Committee vote on extension to IDF reservists’ service postponed

Sam Sokol is the Times of Israel's political correspondent. He was previously a reporter for the Jerusalem Post, Jewish Telegraphic Agency and Haaretz. He is the author of "Putin’s Hybrid War and the Jews"

Likud MK Yuli Edelstein (center) chairs a Foreign Affairs and Defense Committee meeting at the Knesset, in Jerusalem, June 26, 2024. (Yonatan Sindel/Flash90)
Likud MK Yuli Edelstein (center) chairs a Foreign Affairs and Defense Committee meeting at the Knesset, in Jerusalem, June 26, 2024. (Yonatan Sindel/Flash90)

The Knesset Foreign Affairs and Defense Committee delays a vote on a Defense Ministry-backed “draft Security Service Law” which would extend a temporary measure raising the exemption age for reserve military service from 40 to 41 for soldiers and from 45 to 46 for officers for several additional months due to a manpower shortage amid the ongoing war in Gaza.

The decision came after the committee fails to reach the “broad consensus” chairman Yuli Edelstein demanded on the measure, which is meant to compensate for the IDF’s manpower shortage amidst ongoing fighting in Gaza.

“I refused to mobilize the coalition. There will be no situation that the extension of this law will pass on the bayonets of the coalition,” Edelstein says. “Either we all reject the IDF’s request or we all agree on something. I have no personal, factional, party, or coalition interest in passing it on.
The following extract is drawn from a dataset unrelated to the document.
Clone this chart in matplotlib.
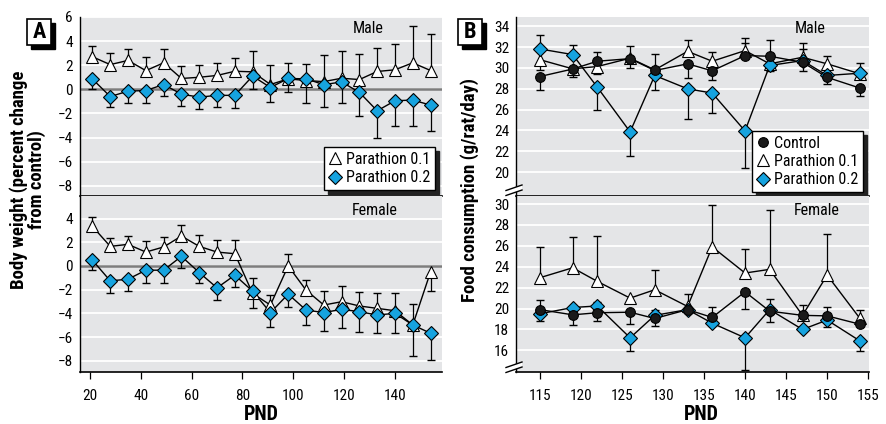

Either we’ll agree on something or not, but we’re all together.”

National Unity MK Gadi Eisenkot tells the committee that he would support an extension of two weeks to the temporary measure while it attempts to hammer out a compromise on the issue of ultra-Orthodox enlistment but that the way the measure was sent to the committee at the last minute “does not convey seriousness.”

Speaking with The Times of Israel following the meeting, Yesh Atid MK Moshe Tur-Paz says that he believes that “the army hasn’t shown us that it’s done its best to bring the soldiers that already on its lists to serve and therefore because we think the army and the government must do much more to bring the ultra-Orthodox to be part of the service we didn’t vote today.”

“I said during the discussion that I spoke with several officers in the reserves and they told me that soldiers at 40 or 45 years old don’t need the change of the law in order to serve, they are volunteers by any measure and they come because it is important,” he continues. “But to tell them they must come by law while others are not serving at all is not the right thing to do.”